Four Habits of the Best Leaders

Some people are just born natural leaders, and it comes easy to them when they want to win over their followers, employees, partners – whatever! Other people may wish that they could bottle up that essence, whatever it may be, and use it on themselves; because their heart might be in the right place, but it could just be more difficult for them. Not everyone is a perfect cookie cutter shape of a leader (how nice would that be?), but there are behaviors that we can analyze and slip into our daily lives to become the best version of a leader that we, as ourselves with our different strengths and weaknesses, can be.

  1. Be willing to step into the role you’re overseeing; you have to want to do the dirty work, to sweat, and take the time that you need to, as the leader, to improve each team member’s performance and quality of work.

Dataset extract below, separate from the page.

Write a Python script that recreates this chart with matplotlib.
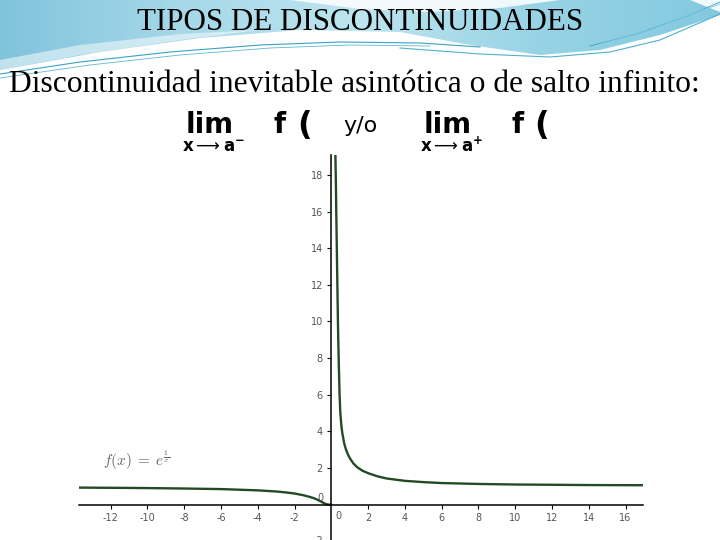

You don’t need to run yourself to death for your team members, but you certainly need to put in a little extra behind your contribution. The harder they see you working, the harder they will work, too.
  2. Be neutral. It’s extremely difficult to be calm during a heated situation, but it’s important, as the leader, to remain a neutral party. Taking sides can mean damaging employees relationships with one another, as well as employer-employee relationships; not to mention the drop in workplace moral, the dissolution of trust and respect, and an increased hostility in the environment. Your job is to keep the peace the best you can while also remaining ethical and fair.
  3. Think outside of the box. Try approaching remedial tasks with a different outlook from time to time to keep people on their toes and their creative juices flowing. Look at the “Big Picture” when small issues occur; will it affect anything drastically? Is it worth the stress? Find a new way to complete different tasks, or meet a certain goal. Keeping an open mind will make the workplace more fluid, and adaptive.
  4. Be an open communicator. Practice active listening and making sure that you, as a leader, are available to listen to anything that a team member may need to get off their chest. The more positive signals you give out during a conversation, the more open and honest the team member is going to be. Having open dialogue will give everyone a chance to dissolve any tension or issues in the work environment, and will increase productivity.

While being a leader can be hard and stressful, it’s definitely possible to be a great one, even if it doesn’t come naturally. Just keep these four habits in mind, and you’re on the right track!